A fundamental objective in the study of dynamic systems is to understand and predict their behavior. The research presented in this thesis addresses this goal using the general framework of empirical dynamic modeling (EDM). In the classical approach, system behavior is described using fixed mathematical equations, and multiple effects are often treated as linearly separable (i.e. in a reductionist framework). In contrast, EDM applies Takens' Theorem and the method of time delay embeddings to reconstruct system dynamics from time series data. This gives EDM the flexibility to model nonlinear, state-dependent interactions that are otherwise challenging for traditionally linear mathematical models.
The first part of this thesis applies EDM towards the study of sockeye salmon populations from the Fraser River in British Columbia, Canada in order to understand the factors that affect recruitment and to produce better models for the annual returns. Whereas classical (linear) fisheries models do not improve when incorporating the environment, I show that Fraser River sockeye salmon actually exhibit nonlinear dynamics, and therefore are not amenable to these methods. Instead, EDM models that can account for nonlinearity show improved forecasts, and moreover, benefit greatly from the incorporation of state-dependent environmental effects. In addition, I demonstrate that the abrupt changes in the salmon populations, correlated with North Pacific climate indices can be explained as state-dependent nonlinear behavior. Whereas classical fisheries models or linear correlations would suggest sudden shifts in behavior associated with climate regimes, an appropriate nonlinear lens indicates that environmental effects are state-dependent, and that aggregation of data at the regional level produces the apparent linear patterns.

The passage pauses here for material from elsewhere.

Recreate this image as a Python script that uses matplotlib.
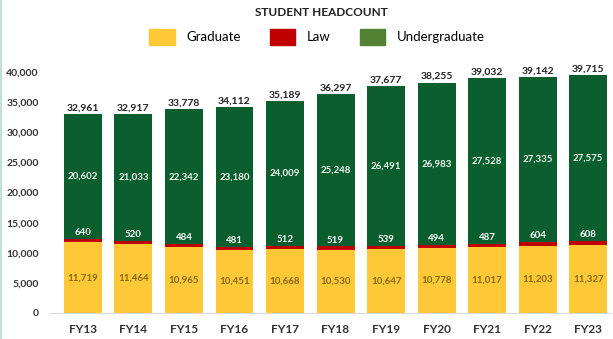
import matplotlib.pyplot as plt
import matplotlib.patches as mpatches
import numpy as np

plt.rcParams['font.family'] = ['Lato', 'DejaVu Sans']

years = ['FY13', 'FY14', 'FY15', 'FY16', 'FY17', 'FY18', 'FY19', 'FY20', 'FY21', 'FY22', 'FY23']
graduate = [11719, 11464, 10965, 10451, 10668, 10530, 10647, 10778, 11017, 11203, 11327]
law = [640, 520, 484, 481, 512, 519, 539, 494, 487, 604, 608]
undergrad = [20602, 21033, 22342, 23180, 24009, 25248, 26491, 26983, 27528, 27335, 27575]
totals = [32961, 32917, 33778, 34112, 35189, 36297, 37677, 38255, 39032, 39142, 39715]

c_grad = '#FFC836'
c_law = '#C00000'
c_ug = '#0B5E2D'
c_ug_leg = '#548235'

fig = plt.figure(figsize=(6.13, 3.39), dpi=100)
ax = fig.add_axes([50/613, 1-313/339, 561/613, (313-72)/339])

x = np.arange(len(years))
g = np.array(graduate)
l = np.array(law)
u = np.array(undergrad)
w = 0.75

ax.bar(x, g, w, color=c_grad)
ax.bar(x, l, w, bottom=g, color=c_law)
ax.bar(x, u, w, bottom=g+l, color=c_ug)

for i in range(len(x)):
    ax.text(x[i], g[i]/2, f'{g[i]:,}', ha='center', va='center', fontsize=7,
            fontweight='bold', color='#86680F')
    ax.text(x[i], g[i]+l[i]+300, f'{l[i]:,}', ha='center', va='bottom', fontsize=7,
            fontweight='bold', color='white')
    ax.text(x[i], g[i]+l[i]+u[i]/2, f'{u[i]:,}', ha='center', va='center', fontsize=7,
            fontweight='bold', color='#F0F8F0')
    ax.text(x[i], g[i]+l[i]+u[i]+250, f'{totals[i]:,}', ha='center', va='bottom',
            fontsize=7.5, fontweight='bold', color='#222222', clip_on=False)

ax.set_xlim(-0.65, 10.45)
ax.set_ylim(0, 40000)
ax.set_yticks(range(0, 40001, 5000))
ax.set_yticklabels([f'{v:,}' for v in range(0, 40001, 5000)], fontsize=7.5, fontweight='bold', color='#333333')
ax.set_xticks(x)
ax.set_xticklabels(years, fontsize=8.5, fontweight='bold', color='#333333')
ax.tick_params(length=0)
ax.tick_params(axis='x', pad=8)
ax.tick_params(axis='y', pad=8)
for s in ['top', 'right', 'left']:
    ax.spines[s].set_visible(False)
ax.spines['bottom'].set_color('#D9D9D9')
ax.spines['bottom'].set_linewidth(0.8)

fig.text(321/613, 1-13/339, 'STUDENT HEADCOUNT', ha='center', va='center', fontsize=8.5,
         fontweight='bold', color='#222222')

handles = [mpatches.Patch(color=c_grad, label='Graduate'),
           mpatches.Patch(color=c_law, label='Law'),
           mpatches.Patch(color=c_ug_leg, label='Undergraduate')]
fig.legend(handles=handles, loc='center', bbox_to_anchor=(317/613, 1-37/339), ncol=3,
           frameon=False, fontsize=9.5, handlelength=1.9, handleheight=1.5,
           handletextpad=0.9, columnspacing=2.2)

fig.add_artist(mpatches.Rectangle((0, 0), 2/613, 1, transform=fig.transFigure,
                                  color='#BFE3D2', lw=0))

fig.savefig('out.png', dpi=100)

The second part of this thesis involves the development of new methods in the EDM framework to distill data (i.e. time series) into information (i.e. inferences and conclusions). I show that a lagged form of convergent cross mapping (CCM), a method to infer causation in time series, can greatly enhance its capabilities, by quantifying the time delay associated with causation. This new method can be used to distinguish between direct and indirect, transitive, effects as well as produce more reliable estimates of interaction strength. I also develop Multiview Embedding (MVE) to address the issues of noise and short time series length in high-dimensional complex systems. By using a multimodel approach that leverages the ``equation-free'' framework of EDM, MVE combines multiple reconstructions of system behavior, producing more accurate and precise forecasts, and demonstrating that complexity can be an asset, because of how information about the system dynamics is duplicated across interacting variables.
Finally, these methods are included in a software package for EDM, developed for the R statistical language. A user guide for this software package, including installation instructions and examples, is included as an appendix.